== Task objective ==
Set down exactly the lines in the records below that run from the line with "Rebuild this chart" to the line with "fig.savefig('out.png', dpi=100)", inclusive, and nothing more.

═══ Material to process

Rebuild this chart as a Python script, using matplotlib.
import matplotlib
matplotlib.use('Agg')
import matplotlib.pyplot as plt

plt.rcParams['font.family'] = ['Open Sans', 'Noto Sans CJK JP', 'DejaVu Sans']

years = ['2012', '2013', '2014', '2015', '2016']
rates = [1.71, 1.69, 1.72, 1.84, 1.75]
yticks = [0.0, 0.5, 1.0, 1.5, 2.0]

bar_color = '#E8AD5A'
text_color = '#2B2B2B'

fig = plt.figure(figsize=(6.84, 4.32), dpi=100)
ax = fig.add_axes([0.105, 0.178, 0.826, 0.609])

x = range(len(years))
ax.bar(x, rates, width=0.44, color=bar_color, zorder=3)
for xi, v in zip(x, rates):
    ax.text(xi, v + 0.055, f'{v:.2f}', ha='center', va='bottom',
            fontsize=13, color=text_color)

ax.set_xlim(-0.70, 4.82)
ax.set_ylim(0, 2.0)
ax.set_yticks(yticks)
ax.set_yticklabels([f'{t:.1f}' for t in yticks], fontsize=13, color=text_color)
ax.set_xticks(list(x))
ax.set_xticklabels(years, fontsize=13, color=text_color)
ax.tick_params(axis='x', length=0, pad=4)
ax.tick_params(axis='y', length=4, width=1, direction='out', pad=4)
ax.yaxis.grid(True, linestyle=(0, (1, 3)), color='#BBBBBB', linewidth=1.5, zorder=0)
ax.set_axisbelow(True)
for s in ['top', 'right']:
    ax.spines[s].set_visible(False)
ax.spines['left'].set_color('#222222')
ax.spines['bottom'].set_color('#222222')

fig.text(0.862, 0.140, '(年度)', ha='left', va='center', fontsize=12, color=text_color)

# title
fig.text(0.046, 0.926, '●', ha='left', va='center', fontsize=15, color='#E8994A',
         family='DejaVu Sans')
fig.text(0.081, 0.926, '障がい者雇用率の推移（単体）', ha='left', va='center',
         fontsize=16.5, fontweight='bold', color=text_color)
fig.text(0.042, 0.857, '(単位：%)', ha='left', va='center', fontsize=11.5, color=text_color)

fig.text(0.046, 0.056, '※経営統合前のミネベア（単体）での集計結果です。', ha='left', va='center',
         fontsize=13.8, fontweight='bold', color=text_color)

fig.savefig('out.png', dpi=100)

══════
═══ Material to process

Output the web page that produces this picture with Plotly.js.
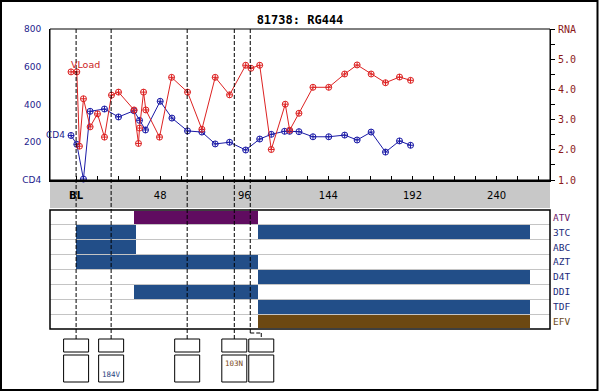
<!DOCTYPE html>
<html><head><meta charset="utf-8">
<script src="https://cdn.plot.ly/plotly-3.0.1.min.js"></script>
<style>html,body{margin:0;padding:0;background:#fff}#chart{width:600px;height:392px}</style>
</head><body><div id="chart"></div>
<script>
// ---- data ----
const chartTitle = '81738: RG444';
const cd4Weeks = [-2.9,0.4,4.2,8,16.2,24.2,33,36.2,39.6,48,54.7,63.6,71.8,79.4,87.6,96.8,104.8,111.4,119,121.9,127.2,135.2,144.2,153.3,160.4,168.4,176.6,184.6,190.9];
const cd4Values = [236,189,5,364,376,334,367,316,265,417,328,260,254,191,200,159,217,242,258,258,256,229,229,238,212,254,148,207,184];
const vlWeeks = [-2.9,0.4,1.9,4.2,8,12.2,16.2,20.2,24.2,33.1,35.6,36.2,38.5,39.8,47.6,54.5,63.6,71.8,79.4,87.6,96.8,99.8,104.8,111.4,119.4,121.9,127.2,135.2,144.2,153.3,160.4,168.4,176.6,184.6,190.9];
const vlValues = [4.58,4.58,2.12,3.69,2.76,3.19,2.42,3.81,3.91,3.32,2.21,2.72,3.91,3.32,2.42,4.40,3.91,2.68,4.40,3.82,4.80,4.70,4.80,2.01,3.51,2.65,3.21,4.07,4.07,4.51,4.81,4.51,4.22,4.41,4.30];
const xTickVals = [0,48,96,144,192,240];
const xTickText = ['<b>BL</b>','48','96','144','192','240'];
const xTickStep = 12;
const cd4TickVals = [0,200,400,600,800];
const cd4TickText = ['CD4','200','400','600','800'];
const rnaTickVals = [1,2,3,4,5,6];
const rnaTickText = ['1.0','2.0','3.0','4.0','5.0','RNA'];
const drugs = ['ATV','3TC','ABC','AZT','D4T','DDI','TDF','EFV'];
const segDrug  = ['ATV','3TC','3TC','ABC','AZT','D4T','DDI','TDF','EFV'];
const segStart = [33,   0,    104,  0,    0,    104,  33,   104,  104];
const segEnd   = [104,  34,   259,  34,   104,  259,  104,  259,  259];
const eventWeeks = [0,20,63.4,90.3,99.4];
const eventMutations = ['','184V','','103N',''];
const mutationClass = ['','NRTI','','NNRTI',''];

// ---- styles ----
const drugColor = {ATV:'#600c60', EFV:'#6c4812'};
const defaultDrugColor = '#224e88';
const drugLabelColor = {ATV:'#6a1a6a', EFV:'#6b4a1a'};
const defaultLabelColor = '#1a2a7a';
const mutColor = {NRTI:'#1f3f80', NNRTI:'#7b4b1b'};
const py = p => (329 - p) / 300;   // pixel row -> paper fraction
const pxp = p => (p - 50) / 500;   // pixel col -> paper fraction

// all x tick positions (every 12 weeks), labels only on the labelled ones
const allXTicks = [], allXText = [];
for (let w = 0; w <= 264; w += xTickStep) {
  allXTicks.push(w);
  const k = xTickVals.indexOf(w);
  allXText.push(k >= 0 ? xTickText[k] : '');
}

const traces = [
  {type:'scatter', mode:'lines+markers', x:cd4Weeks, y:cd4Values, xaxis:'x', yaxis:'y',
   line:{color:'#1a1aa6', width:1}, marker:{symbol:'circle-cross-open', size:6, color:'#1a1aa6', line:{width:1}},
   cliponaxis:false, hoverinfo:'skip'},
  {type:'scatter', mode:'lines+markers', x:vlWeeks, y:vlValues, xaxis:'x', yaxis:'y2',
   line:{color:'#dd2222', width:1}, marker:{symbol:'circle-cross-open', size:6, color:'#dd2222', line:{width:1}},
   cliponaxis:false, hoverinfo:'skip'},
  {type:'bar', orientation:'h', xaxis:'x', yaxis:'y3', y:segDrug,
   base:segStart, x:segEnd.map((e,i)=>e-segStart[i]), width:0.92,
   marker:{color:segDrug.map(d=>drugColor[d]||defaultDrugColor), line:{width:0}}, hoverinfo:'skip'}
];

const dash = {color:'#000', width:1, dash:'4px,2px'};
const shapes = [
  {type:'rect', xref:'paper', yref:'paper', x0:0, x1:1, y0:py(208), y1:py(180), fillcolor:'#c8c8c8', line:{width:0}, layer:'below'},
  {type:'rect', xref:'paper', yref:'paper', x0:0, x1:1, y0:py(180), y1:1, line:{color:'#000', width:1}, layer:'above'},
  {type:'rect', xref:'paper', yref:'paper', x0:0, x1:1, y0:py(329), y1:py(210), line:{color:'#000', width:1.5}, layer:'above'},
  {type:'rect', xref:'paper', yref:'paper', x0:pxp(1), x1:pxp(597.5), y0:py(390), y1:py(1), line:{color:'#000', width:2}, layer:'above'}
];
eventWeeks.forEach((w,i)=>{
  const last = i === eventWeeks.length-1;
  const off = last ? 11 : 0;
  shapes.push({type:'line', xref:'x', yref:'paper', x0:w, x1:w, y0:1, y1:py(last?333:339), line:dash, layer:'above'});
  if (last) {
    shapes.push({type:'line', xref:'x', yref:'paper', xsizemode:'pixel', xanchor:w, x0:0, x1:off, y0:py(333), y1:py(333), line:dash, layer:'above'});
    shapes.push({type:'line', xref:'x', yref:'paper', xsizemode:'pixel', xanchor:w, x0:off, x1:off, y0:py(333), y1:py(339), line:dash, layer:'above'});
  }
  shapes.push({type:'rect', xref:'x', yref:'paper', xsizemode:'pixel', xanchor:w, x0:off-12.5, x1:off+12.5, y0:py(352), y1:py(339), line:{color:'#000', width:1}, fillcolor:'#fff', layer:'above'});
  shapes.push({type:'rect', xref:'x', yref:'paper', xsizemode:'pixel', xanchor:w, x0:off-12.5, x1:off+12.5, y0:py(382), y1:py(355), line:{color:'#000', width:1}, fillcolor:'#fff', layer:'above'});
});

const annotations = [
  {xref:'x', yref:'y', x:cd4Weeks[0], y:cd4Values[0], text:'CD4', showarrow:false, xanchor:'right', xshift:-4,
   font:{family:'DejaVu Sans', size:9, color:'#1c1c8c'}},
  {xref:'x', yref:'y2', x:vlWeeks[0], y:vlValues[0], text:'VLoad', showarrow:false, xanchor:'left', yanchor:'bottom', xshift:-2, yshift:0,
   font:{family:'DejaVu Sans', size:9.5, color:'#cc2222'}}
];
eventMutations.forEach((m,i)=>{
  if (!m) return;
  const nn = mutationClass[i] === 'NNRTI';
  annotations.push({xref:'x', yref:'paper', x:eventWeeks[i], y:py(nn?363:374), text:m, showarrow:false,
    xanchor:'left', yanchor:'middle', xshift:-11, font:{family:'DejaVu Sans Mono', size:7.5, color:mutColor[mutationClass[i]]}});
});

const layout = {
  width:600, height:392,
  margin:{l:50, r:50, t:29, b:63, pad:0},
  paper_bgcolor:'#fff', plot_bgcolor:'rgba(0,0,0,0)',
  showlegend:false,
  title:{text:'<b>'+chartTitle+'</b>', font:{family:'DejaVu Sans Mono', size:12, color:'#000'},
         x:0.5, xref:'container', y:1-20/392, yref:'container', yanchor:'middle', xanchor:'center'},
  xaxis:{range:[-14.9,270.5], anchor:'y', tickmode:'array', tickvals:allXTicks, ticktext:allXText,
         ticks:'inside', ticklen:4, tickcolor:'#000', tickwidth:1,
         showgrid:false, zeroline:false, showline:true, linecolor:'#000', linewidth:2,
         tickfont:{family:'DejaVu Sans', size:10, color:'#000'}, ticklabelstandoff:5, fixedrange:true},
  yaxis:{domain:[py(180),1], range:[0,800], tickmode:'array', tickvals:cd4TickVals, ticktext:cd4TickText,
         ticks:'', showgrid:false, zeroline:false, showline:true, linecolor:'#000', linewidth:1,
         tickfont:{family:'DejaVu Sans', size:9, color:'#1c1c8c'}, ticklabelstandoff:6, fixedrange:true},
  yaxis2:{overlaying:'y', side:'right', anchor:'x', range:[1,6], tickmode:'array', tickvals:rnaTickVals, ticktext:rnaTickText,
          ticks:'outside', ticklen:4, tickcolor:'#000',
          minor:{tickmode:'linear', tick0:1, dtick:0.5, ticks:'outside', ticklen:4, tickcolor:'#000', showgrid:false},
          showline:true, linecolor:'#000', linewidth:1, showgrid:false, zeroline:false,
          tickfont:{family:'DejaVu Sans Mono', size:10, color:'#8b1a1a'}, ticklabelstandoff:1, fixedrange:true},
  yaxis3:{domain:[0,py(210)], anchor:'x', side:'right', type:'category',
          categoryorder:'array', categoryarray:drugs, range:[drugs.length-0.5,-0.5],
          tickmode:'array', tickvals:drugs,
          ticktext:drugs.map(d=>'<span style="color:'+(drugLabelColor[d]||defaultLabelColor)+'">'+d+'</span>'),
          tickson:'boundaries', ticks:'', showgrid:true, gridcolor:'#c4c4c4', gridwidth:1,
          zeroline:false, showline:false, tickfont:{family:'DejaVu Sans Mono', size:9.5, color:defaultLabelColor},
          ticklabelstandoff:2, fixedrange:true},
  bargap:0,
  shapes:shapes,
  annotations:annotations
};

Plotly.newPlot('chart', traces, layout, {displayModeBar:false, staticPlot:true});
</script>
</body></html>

══════
═══ Material to process

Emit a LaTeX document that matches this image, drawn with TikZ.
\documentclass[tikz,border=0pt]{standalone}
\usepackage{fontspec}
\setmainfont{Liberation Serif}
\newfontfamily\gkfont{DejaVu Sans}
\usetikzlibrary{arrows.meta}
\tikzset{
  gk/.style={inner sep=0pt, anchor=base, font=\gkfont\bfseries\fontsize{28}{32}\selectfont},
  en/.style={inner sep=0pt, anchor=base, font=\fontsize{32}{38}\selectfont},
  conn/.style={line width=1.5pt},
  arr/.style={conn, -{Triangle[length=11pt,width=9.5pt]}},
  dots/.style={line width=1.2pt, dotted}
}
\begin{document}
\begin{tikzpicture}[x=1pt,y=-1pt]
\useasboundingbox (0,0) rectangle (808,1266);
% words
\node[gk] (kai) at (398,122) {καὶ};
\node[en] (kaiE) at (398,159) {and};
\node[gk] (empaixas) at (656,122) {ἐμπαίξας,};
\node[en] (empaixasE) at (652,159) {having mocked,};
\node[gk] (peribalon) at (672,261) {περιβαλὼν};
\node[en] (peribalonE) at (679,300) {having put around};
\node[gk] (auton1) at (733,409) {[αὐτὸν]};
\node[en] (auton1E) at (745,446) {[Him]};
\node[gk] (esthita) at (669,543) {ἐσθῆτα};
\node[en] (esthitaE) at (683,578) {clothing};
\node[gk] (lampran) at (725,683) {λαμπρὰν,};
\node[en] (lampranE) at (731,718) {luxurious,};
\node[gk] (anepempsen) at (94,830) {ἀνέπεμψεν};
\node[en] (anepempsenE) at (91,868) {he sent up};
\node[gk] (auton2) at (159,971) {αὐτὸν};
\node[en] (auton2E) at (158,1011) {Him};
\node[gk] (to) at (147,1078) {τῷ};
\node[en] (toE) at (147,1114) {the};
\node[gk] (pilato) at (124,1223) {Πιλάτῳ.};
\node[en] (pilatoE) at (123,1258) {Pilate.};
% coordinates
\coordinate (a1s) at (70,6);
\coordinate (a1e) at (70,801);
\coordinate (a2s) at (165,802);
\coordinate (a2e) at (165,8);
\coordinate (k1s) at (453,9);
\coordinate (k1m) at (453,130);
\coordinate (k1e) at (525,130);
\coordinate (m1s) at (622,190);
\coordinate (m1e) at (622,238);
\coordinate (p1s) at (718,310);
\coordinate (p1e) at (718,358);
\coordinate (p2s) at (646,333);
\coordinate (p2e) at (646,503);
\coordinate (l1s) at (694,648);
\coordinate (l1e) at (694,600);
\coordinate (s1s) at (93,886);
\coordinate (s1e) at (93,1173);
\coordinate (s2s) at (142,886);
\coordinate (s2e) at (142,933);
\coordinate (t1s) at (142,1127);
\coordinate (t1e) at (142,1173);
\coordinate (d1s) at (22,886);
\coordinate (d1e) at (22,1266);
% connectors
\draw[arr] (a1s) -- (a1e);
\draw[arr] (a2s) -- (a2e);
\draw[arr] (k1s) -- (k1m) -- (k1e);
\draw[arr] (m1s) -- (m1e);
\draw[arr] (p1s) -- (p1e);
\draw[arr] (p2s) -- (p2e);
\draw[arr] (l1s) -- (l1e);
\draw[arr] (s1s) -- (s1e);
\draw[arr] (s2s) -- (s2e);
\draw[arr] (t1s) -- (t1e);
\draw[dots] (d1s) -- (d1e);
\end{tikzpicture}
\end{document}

══════

== Solution for this exercise ==
Rebuild this chart as a Python script, using matplotlib.
import matplotlib
matplotlib.use('Agg')
import matplotlib.pyplot as plt

plt.rcParams['font.family'] = ['Open Sans', 'Noto Sans CJK JP', 'DejaVu Sans']

years = ['2012', '2013', '2014', '2015', '2016']
rates = [1.71, 1.69, 1.72, 1.84, 1.75]
yticks = [0.0, 0.5, 1.0, 1.5, 2.0]

bar_color = '#E8AD5A'
text_color = '#2B2B2B'

fig = plt.figure(figsize=(6.84, 4.32), dpi=100)
ax = fig.add_axes([0.105, 0.178, 0.826, 0.609])

x = range(len(years))
ax.bar(x, rates, width=0.44, color=bar_color, zorder=3)
for xi, v in zip(x, rates):
    ax.text(xi, v + 0.055, f'{v:.2f}', ha='center', va='bottom',
            fontsize=13, color=text_color)

ax.set_xlim(-0.70, 4.82)
ax.set_ylim(0, 2.0)
ax.set_yticks(yticks)
ax.set_yticklabels([f'{t:.1f}' for t in yticks], fontsize=13, color=text_color)
ax.set_xticks(list(x))
ax.set_xticklabels(years, fontsize=13, color=text_color)
ax.tick_params(axis='x', length=0, pad=4)
ax.tick_params(axis='y', length=4, width=1, direction='out', pad=4)
ax.yaxis.grid(True, linestyle=(0, (1, 3)), color='#BBBBBB', linewidth=1.5, zorder=0)
ax.set_axisbelow(True)
for s in ['top', 'right']:
    ax.spines[s].set_visible(False)
ax.spines['left'].set_color('#222222')
ax.spines['bottom'].set_color('#222222')

fig.text(0.862, 0.140, '(年度)', ha='left', va='center', fontsize=12, color=text_color)

# title
fig.text(0.046, 0.926, '●', ha='left', va='center', fontsize=15, color='#E8994A',
         family='DejaVu Sans')
fig.text(0.081, 0.926, '障がい者雇用率の推移（単体）', ha='left', va='center',
         fontsize=16.5, fontweight='bold', color=text_color)
fig.text(0.042, 0.857, '(単位：%)', ha='left', va='center', fontsize=11.5, color=text_color)

fig.text(0.046, 0.056, '※経営統合前のミネベア（単体）での集計結果です。', ha='left', va='center',
         fontsize=13.8, fontweight='bold', color=text_color)

fig.savefig('out.png', dpi=100)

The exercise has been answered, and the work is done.